§ Written task: Leave out the pictures and repeat the data exactly.

§ Data shown:

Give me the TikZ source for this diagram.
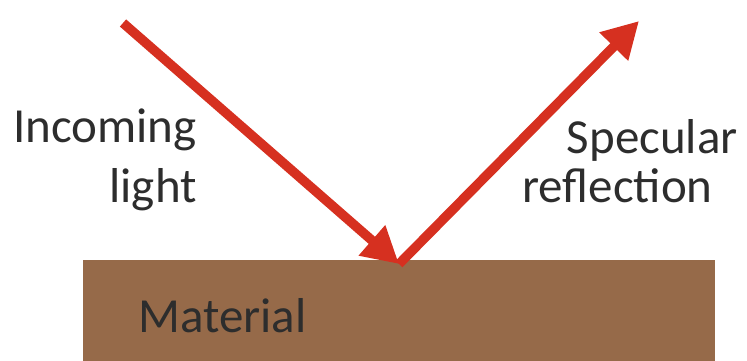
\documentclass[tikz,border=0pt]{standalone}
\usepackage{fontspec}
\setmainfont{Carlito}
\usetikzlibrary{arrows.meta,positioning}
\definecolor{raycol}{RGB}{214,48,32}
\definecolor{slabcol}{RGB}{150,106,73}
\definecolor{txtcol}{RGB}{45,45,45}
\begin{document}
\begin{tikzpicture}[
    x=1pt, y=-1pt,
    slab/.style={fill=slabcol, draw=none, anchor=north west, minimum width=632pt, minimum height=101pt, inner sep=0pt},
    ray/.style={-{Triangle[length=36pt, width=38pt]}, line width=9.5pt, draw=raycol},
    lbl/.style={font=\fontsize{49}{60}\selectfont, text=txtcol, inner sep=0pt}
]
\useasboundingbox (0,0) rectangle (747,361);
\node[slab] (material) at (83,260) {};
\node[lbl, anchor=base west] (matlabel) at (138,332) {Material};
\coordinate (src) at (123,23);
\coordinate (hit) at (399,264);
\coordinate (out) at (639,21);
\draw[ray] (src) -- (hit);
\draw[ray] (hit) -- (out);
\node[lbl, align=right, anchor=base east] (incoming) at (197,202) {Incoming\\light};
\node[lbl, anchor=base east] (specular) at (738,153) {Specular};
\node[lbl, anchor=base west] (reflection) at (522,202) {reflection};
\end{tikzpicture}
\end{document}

§ Solution to this problem:
Give me the TikZ source for this diagram.
\documentclass[tikz,border=0pt]{standalone}
\usepackage{fontspec}
\setmainfont{Carlito}
\usetikzlibrary{arrows.meta,positioning}
\definecolor{raycol}{RGB}{214,48,32}
\definecolor{slabcol}{RGB}{150,106,73}
\definecolor{txtcol}{RGB}{45,45,45}
\begin{document}
\begin{tikzpicture}[
    x=1pt, y=-1pt,
    slab/.style={fill=slabcol, draw=none, anchor=north west, minimum width=632pt, minimum height=101pt, inner sep=0pt},
    ray/.style={-{Triangle[length=36pt, width=38pt]}, line width=9.5pt, draw=raycol},
    lbl/.style={font=\fontsize{49}{60}\selectfont, text=txtcol, inner sep=0pt}
]
\useasboundingbox (0,0) rectangle (747,361);
\node[slab] (material) at (83,260) {};
\node[lbl, anchor=base west] (matlabel) at (138,332) {Material};
\coordinate (src) at (123,23);
\coordinate (hit) at (399,264);
\coordinate (out) at (639,21);
\draw[ray] (src) -- (hit);
\draw[ray] (hit) -- (out);
\node[lbl, align=right, anchor=base east] (incoming) at (197,202) {Incoming\\light};
\node[lbl, anchor=base east] (specular) at (738,153) {Specular};
\node[lbl, anchor=base west] (reflection) at (522,202) {reflection};
\end{tikzpicture}
\end{document}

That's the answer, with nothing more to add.